Interesting read, so thanks for the 'educational' pathway through the Philippino way of life.
Your point about my biased perceptions regarding RD, I have little option than to read a broad cross-section about the world at large. In the main I sense that what's being reported is at least accurate. You may wish to reveal that a publication or broadcaster has it's own bias against RD, which of course I'd be happy to read. But until then, given that my weekly reading matter covers the broadest span of political and social opinion, I'm slightly concerned that you describe the media in the UK, or is that the west, as deliberately sharing the same negative view of Duterte? I struggle to accept that the Daily Telegraph, about as right-wing, even reactionary, as a paper is allowed to be, and then The Guardian, about as liberal as it gets, even sometimes embarrassingly so, so I hope you'll forgive my cynicism about your carefully worded description of Duterte.
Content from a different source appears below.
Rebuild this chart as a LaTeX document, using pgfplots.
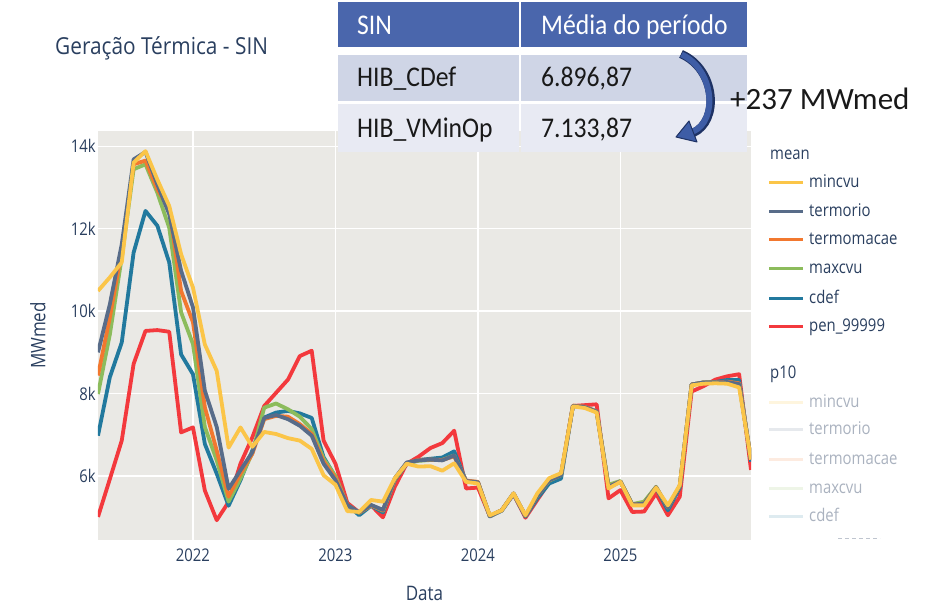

No doubt there are many in the Philippines who adore the fact that drug dealing is being confronted. That's a response I imagine we'd find in most countries, so no real surprise there. But it's Duterte's unabashed thirst to employ violence, which has been backed with televised interviews where he says he'd be happy to carry out such murders. One interview I saw was particularly disturbing, in which RD intimated that he had already been personally responsible for the murders (that's correct, plural) of drug dealers. I know this goes against the grain if you believe in state endorsed murder, but I prefer the rule of democratically agreed law by which we should live. By all means build more prisons, increase tariffs for the most appalling of crimes (and I include drug dealing in this), but anyone who thinks that the creation of death squads will stop the use of drugs has been shown to be wrong. Historically, wherever the death penalty has existed, it has made no significant difference to whichever crime appalls someone. It may get rid of an individual, but there will always be someone else to continue the same dreadful social ill. At best these negatives can be minimised, but removed from the social landscape? No a cat in hell's chance.
I think that rather than continue to go round in circles disagreeing, we should agree to disagree. I hope you can at some point prove me wrong, but it will take more than the above to convince me that Duterte is almost Ghandi-like in his wish to improve his country.